Convert Directory of EPUB Files to OPDS

2021-08-02

This article describes a script for generating a OPML catalogue out of a directory with ebooks

Background Story

Since some time, I was thinking about a replacement for calibre's internal OPDS server. Considering anarcat's blog post, calibre offers a complete set of tools to manage your e-book collection. Among others, calibre provides an OPDS sever that allows you to publish your e-book collection following web syndication standards. Depending on your collection, this process could consume a great amount of resources during operation. The situation becomes even more interesting if you try to utilize a small single-board computer (i.e. raspberry pi) to get the job done. In one of my previous article, I've already described how some of these limitations could be avoided to a certain degree.

In this article I want to move one step closer to a solution that fits better to my needs. But what exactly are “my needs”?

Personal setup requirements:

Personal e-book collection (less then 500 books)
Self-hosted server within home network
Low-power consumption for reducing overall operation costs (24/7)
Reading books exclusively on an e-book reader (dedicated device or application)
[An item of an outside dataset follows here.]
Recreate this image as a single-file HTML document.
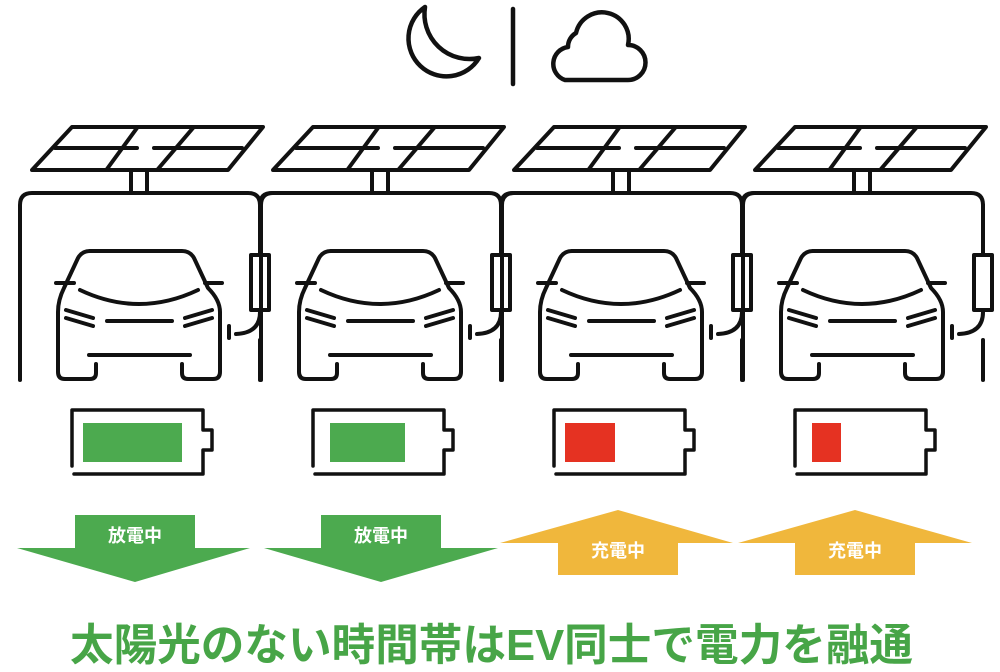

These requirements lead to the following minimal solution I could think of:

running on a small single-board computer (e.g. raspberry pi zero )
providing a syndication feed of the e-book collection that can be subscribed by an e-book reader

Especially the solution I had in mind does not include:

a web interface
authentication support
uploading and management of e-books
serving a feed file as such

For providing such features, however, I've foreseen a combination of different tools, each of them handling one part of the overall setup. Within this article, I will concentrate on finding and processing e-books in a directory as a first step.

A Game of Standards

For getting started, first let's have a closer look on the input file (i.e. epub) as well as the output file that need to be served.

Both file formats belong to a family of specifications that are dedicated to the distribution of digital publications - so called Open Publication Distribution System (OPDS).

An epub file is just a zipped file archive that includes, among others, a content.opf that lists all the content of the epub file and follows the Open Packaging Format. OPF is essentially a XML file format including a metadata block that can be seen in the following example.

<metadata >
    <dc:identifier id="pub-identifier">9781491969557</dc:identifier>
    <dc:title id="pub-title">9781491969557 converted</dc:title>
    <dc:language id="pub-language">en</dc:language>
    <dc:publisher>O'Reilly Media, Inc.</dc:publisher>
    <dc:date>2019-04-19</dc:date>
</metadata>

On the other hand, OPDS also defines so called OPDS Catalog Feed Documents.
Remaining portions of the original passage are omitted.